THE only Scot to die in Auschwitz after she refused to abandon Jewish girls in her care told her sobbing pupils “Don’t worry, I’ll be back for lunch” as she was led away by the Gestapo.

Jane Haining’s heartbreaking and haunting last words were recalled by one of her "girls", Agnes Rostas, who joined eight other women at emotional memorial events held in the Scottish Mission in Budapest, Hungary.

The former pupils, who are now aged between 80 and 91, met with officials from the Church of Scotland to pour over a treasure trove of Ms Haining's documents and photographs discovered in Edinburgh earlier this month.

They told of how they were all dispersed and hidden within an hour of the beloved boarding school matron’s arrest 72 years ago, and given new names.

Mrs Rostas, 80, revealed she was among a group of distraught primary school children who looked on helplessly as the Nazi's secret police searched Miss Haining’s office and interrogated her for hours before arresting her on eight trumped up charges of espionage.

The missionary, who was jailed in Budapest before being eventually taken to the death camp where she died at the age of 47 after surviving just two months, was betrayed by the school cook's son-in-law whom she caught eating scarce food intended for the girls.

Mrs Rostas, a Jew, only learned of the "mother figure" matron’s tragic fate 40 years later at a memorial event in St Columba's Church, which is next door to the now state-run primary school.

"On the morning of that day German officers were visiting Miss Haining and from our bedroom window across the hall, we could see her room, she poignantly recalled.

“After hours of questioning we could see that the two officers were taking her away and as they were going down one set of stairs, we hurried to another set to follow them down.

“We were sitting at the foot of the stairs crying and she looked back and said to us ‘Don’t worry, I’ll be back by lunch’.

“That was the last time I saw her and I found out 40 years later she had died in Auschwitz.”

Miss Haining, a former Coats factory worker in Paisley, is the only Scot named as “righteous among the nations” – non-Jews who risked their lives to save Jews from the Nazis – by Yad Vashem, Israel’s Holocaust memorial.

She managed to keep dozens of girls safe for four years, despite living under surveillance. The charges levelled at her by the Gestapo included working with Jews, listening to the BBC, and weeping when seeing her girls being forced to wear Nazi-issued yellow star identification badges to school.
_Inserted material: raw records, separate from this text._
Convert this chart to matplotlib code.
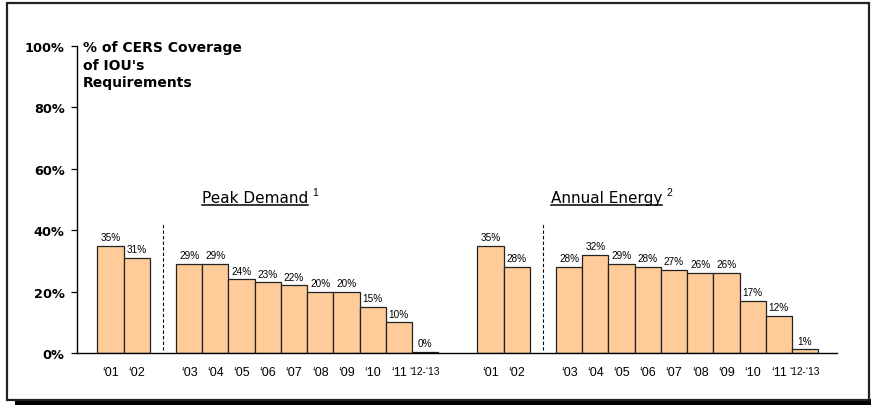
import numpy as np
import matplotlib.pyplot as plt
from matplotlib.patches import Rectangle

plt.rcParams['font.family'] = ['Liberation Sans', 'DejaVu Sans']

# CERS coverage of IOU requirements, in percent
years = ['\u201801', '\u201802', '\u201803', '\u201804', '\u201805', '\u201806',
         '\u201807', '\u201808', '\u201809', '\u201810', '\u201811', '\u201812-\u201813']
peak_demand = [35, 31, 29, 29, 24, 23, 22, 20, 20, 15, 10, 0.4]
annual_energy = [35, 28, 28, 32, 29, 28, 27, 26, 26, 17, 12, 1.2]

# slot positions (left edges) -- gap after '02 in each group
peak_x = np.array([0, 1] + list(range(3, 13)), dtype=float)
energy_x = peak_x + 14.5

fig = plt.figure(figsize=(8.71, 4.06), dpi=100)

# page frame with drop shadow
W, H = 871, 406
fig.patches.append(Rectangle((15 / W, 0), 1 - 15 / W, 6 / H, transform=fig.transFigure,
                             facecolor='black', edgecolor='none', zorder=-3))
fig.patches.append(Rectangle((7 / W, 5 / H), 862 / W, 397 / H, transform=fig.transFigure,
                             facecolor='white', edgecolor='#222222', lw=1.6, zorder=-2))

ax = fig.add_axes([77 / W, 52 / H, 760 / W, 307 / H])
ax.set_facecolor('none')

bar_kw = dict(width=1, align='edge', color='#ffcc99', edgecolor='#222222', linewidth=0.9)
ax.bar(peak_x, peak_demand, **bar_kw)
ax.bar(energy_x, annual_energy, **bar_kw)

for xs, vals in [(peak_x, peak_demand), (energy_x, annual_energy)]:
    for x, v in zip(xs, vals):
        ax.text(x + 0.5, v + 1.2, f'{v:.0f}%', ha='center', va='bottom', fontsize=7.2)
    ax.axvline(xs[0] + 2.5, ymin=0.01, ymax=0.42, color='black', lw=0.8, ls=(0, (3, 2)))

ax.set_xlim(-0.78, 28.22)
ax.set_ylim(0, 100)

# x tick labels, smaller for the last period
ticks = list(peak_x + 0.5) + list(energy_x + 0.5)
ax.set_xticks(ticks)
ax.set_xticklabels(years + years, fontsize=9)
for lbl in ax.get_xticklabels():
    if '12' in lbl.get_text():
        lbl.set_fontsize(7.3)
ax.tick_params(axis='x', length=0, pad=9.5)

ax.set_yticks(range(0, 101, 20))
ax.set_yticklabels([f'{v}%' for v in range(0, 101, 20)], fontsize=9.3,
                   fontweight='bold', family='DejaVu Sans')
ax.tick_params(axis='y', length=4, width=0.9, pad=5, direction='out')

for s in ['top', 'right']:
    ax.spines[s].set_visible(False)
ax.spines['left'].set_linewidth(1.0)
ax.spines['bottom'].set_linewidth(1.0)

ax.text(83 / W, 1 - 41 / H, "% of CERS Coverage\nof IOU's\nRequirements",
        transform=fig.transFigure, fontsize=10, fontweight='bold', va='top',
        ha='left', linespacing=1.33, family='DejaVu Sans')

# group headings
ax.text(6.0, 50.5, 'Peak Demand', ha='center', va='center', fontsize=11,
        family='DejaVu Sans')
ax.text(19.43, 50.5, 'Annual Energy', ha='center', va='center', fontsize=11,
        family='DejaVu Sans')
fig.canvas.draw()
r = fig.canvas.get_renderer()
for t, sup in zip(ax.texts[-2:], ['1', '2']):
    bb = t.get_window_extent(r)
    (x0, y0), (x1, y1) = fig.transFigure.inverted().transform([[bb.x0, bb.y0], [bb.x1, bb.y1]])
    fig.add_artist(plt.Line2D([x0, x1], [y0 + 0.002, y0 + 0.002], color='black', lw=1.1,
                              transform=fig.transFigure))
    fig.text(x1 + 0.005, y0 + 0.02, sup, fontsize=7.5, va='bottom', ha='left')

fig.savefig('out.png', dpi=100)
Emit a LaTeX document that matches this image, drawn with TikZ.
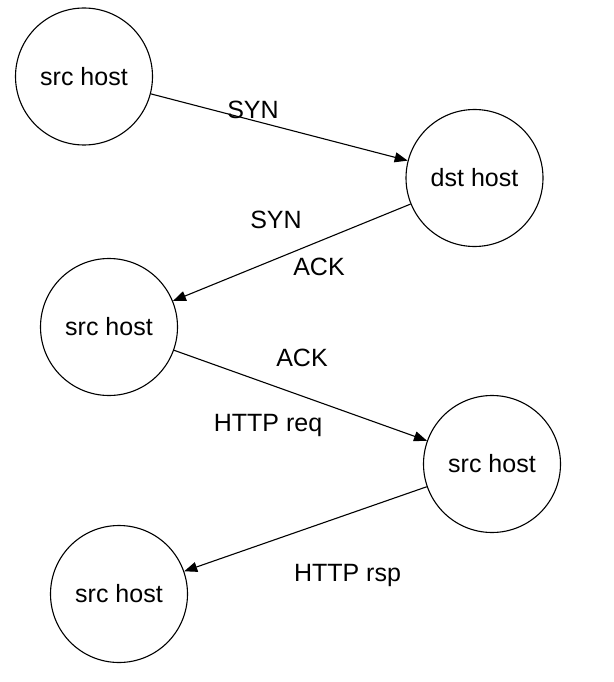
\documentclass[tikz,border=0pt]{standalone}
\usepackage{fontspec}
\setmainfont{Liberation Sans}
\usetikzlibrary{arrows.meta}
\begin{document}
\begin{tikzpicture}[x=1pt,y=-1pt,
  host/.style={circle,draw,line width=1.1pt,minimum size=137pt,inner sep=0pt,font=\fontsize{25}{30}\selectfont},
  msg/.style={draw,line width=1.1pt,-{Triangle[length=13pt,width=10pt]}},
  lbl/.style={anchor=base,inner sep=0pt,font=\fontsize{25}{30}\selectfont}]
\useasboundingbox (0,0) rectangle (613,682);
\node[host] (h1) at (84,76.5) {src host};
\node[host] (h2) at (474.5,178) {dst host};
\node[host] (h3) at (109,327) {src host};
\node[host] (h4) at (492,464) {src host};
\node[host] (h5) at (119,594) {src host};
\draw[msg] (h1) -- (h2);
\draw[msg] (h2) -- (h3);
\draw[msg] (h3) -- (h4);
\draw[msg] (h4) -- (h5);
\node[lbl] (l1) at (253,119) {SYN};
\node[lbl] (l2) at (276,228) {SYN};
\node[lbl] (l3) at (319,275) {ACK};
\node[lbl] (l4) at (302,366) {ACK};
\node[lbl] (l5) at (268,431.5) {HTTP req};
\node[lbl] (l6) at (347.5,581.5) {HTTP rsp};
\end{tikzpicture}
\end{document}
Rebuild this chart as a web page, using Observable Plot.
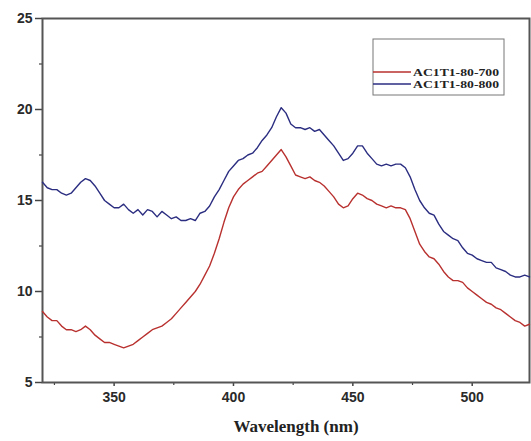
<!DOCTYPE html>
<html>
<head>
<meta charset="utf-8">
<script src="https://cdn.jsdelivr.net/npm/d3@7"></script>
<script src="https://cdn.jsdelivr.net/npm/@observablehq/plot@0.6"></script>
<style>
  html, body { margin: 0; padding: 0; background: #fff; }
  #chart { width: 531px; height: 441px; }
</style>
</head>
<body>
<div id="chart"></div>
<script>
const wavelength = d3.range(320, 525, 2);
const ac700 = [8.9,8.6,8.4,8.4,8.1,7.9,7.9,7.8,7.9,8.1,7.9,7.6,7.4,7.2,7.2,7.1,7.0,6.9,7.0,7.1,
  7.3,7.5,7.7,7.9,8.0,8.1,8.3,8.5,8.8,9.1,9.4,9.7,10.0,10.4,10.9,11.4,12.1,12.9,13.8,14.6,
  15.2,15.6,15.9,16.1,16.3,16.5,16.6,16.9,17.2,17.5,17.8,17.4,16.9,16.4,16.3,16.2,16.3,16.1,16.0,15.8,
  15.5,15.2,14.8,14.6,14.7,15.1,15.4,15.3,15.1,15.0,14.8,14.7,14.6,14.7,14.6,14.6,14.5,14.0,13.3,12.6,
  12.2,11.9,11.8,11.5,11.1,10.8,10.6,10.6,10.5,10.2,10.0,9.8,9.6,9.4,9.3,9.1,9.0,8.8,8.6,8.4,
  8.3,8.1,8.2];
const ac800 = [16.0,15.7,15.6,15.6,15.4,15.3,15.4,15.7,16.0,16.2,16.1,15.8,15.4,15.0,14.8,14.6,14.6,14.8,14.5,14.3,
  14.5,14.2,14.5,14.4,14.1,14.4,14.2,14.0,14.1,13.9,13.9,14.0,13.9,14.3,14.4,14.7,15.2,15.6,16.1,16.6,
  16.9,17.2,17.3,17.5,17.6,17.9,18.3,18.6,19.0,19.6,20.1,19.8,19.2,19.0,19.0,18.9,19.0,18.8,18.9,18.6,
  18.3,18.0,17.6,17.2,17.3,17.6,18.0,18.0,17.6,17.3,17.0,16.9,17.0,16.9,17.0,17.0,16.8,16.3,15.6,15.0,
  14.6,14.3,14.2,13.7,13.3,13.1,12.9,12.8,12.4,12.1,12.0,11.8,11.7,11.6,11.6,11.3,11.2,11.1,10.9,10.8,
  10.8,10.9,10.8];
const seriesNames = ["AC1T1-80-700", "AC1T1-80-800"];
const seriesColors = ["#b8312f", "#2b2d80"];
const xMajor = [350, 400, 450, 500];
const xMinor = [325, 375, 425, 475];
const yMajor = [5, 10, 15, 20, 25];
const yMinor = [7.5, 12.5, 17.5, 22.5];

const rows = [];
wavelength.forEach((w, i) => {
  rows.push({w, v: ac700[i], s: seriesNames[0]});
  rows.push({w, v: ac800[i], s: seriesNames[1]});
});

const sans = "'Liberation Sans', Arial, sans-serif";
const serif = "'Liberation Serif', 'Times New Roman', serif";

const plot = Plot.plot({
  width: 531,
  height: 441,
  marginLeft: 42,
  marginRight: 2,
  marginTop: 18,
  marginBottom: 59,
  style: {background: "#fff", fontFamily: sans, fontSize: "14px", fontWeight: "bold", color: "#2a2a2a"},
  x: {domain: [320, 524]},
  y: {domain: [5, 25]},
  color: {domain: seriesNames, range: seriesColors},
  marks: [
    Plot.axisX({ticks: xMajor, tickSize: 4, tickPadding: 6, label: null, fontSize: 14, fontWeight: "bold", stroke: "#444", strokeWidth: 1.5}),
    Plot.axisX({ticks: xMinor, tickSize: 3, text: null, label: null, stroke: "#444", strokeWidth: 1.2}),
    Plot.axisY({ticks: yMajor, tickSize: 7, tickPadding: 3, label: null, fontSize: 14, fontWeight: "bold", stroke: "#444", strokeWidth: 1.5}),
    Plot.axisY({ticks: yMinor, tickSize: 3, text: null, label: null, stroke: "#444", strokeWidth: 1.2}),
    Plot.frame({stroke: "#555", strokeWidth: 2}),
    Plot.line(rows, {x: "w", y: "v", z: "s", stroke: "s", strokeWidth: 1.4, curve: "linear"})
  ]
});

const svg = d3.select(plot);
// x-axis title
svg.append("text")
  .attr("x", 296).attr("y", 432)
  .attr("text-anchor", "middle")
  .attr("font-family", serif).attr("font-weight", "bold").attr("font-size", 17)
  .attr("fill", "#222")
  .text("Wavelength (nm)");

// legend
const lg = svg.append("g").attr("transform", "translate(373,39)");
lg.append("rect").attr("width", 131).attr("height", 56)
  .attr("fill", "#fff").attr("stroke", "#777").attr("stroke-width", 1);
seriesNames.forEach((name, i) => {
  const yy = 33 + i * 12;
  lg.append("line").attr("x1", 0).attr("x2", 38).attr("y1", yy).attr("y2", yy)
    .attr("stroke", seriesColors[i]).attr("stroke-width", 1.5);
  lg.append("text").attr("x", 40).attr("y", yy).attr("dy", "0.35em")
    .attr("text-anchor", "start")
    .attr("font-family", serif).attr("font-weight", "bold").attr("font-size", 11)
    .attr("textLength", 86).attr("lengthAdjust", "spacingAndGlyphs")
    .attr("fill", "#222").text(name);
});

document.getElementById("chart").appendChild(plot);
</script>
</body>
</html>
She was on holiday in Cornwall when war broke out in 1939 - seven years after she took up her post - but immediately returned to Budapest and her charges whom she was devoted to.

She was repeatedly ordered by the church to return to Scotland, but refused, writing "If these children need me in days of sunshine, how much more do they need me in days of darkness".

A group of 26 Church of Scotland Ministers and members were in the Hungarian capital last weekend to commemorate the extraordinary bravery of Miss Haining, prisoner 79467, and to mark the 175th anniversary of the Scottish Mission in Budapest.

An exhibition, which charts the Mission's history, is on display and brought back bittersweet memories for the pupils - a time of joyous childhood innocence that turned to unimaginable terror.

Rev Ian Alexander, Secretary of the Church of Scotland World Mission Council, said: “Jane Haining’s story is one of heroism and personal sacrifice.”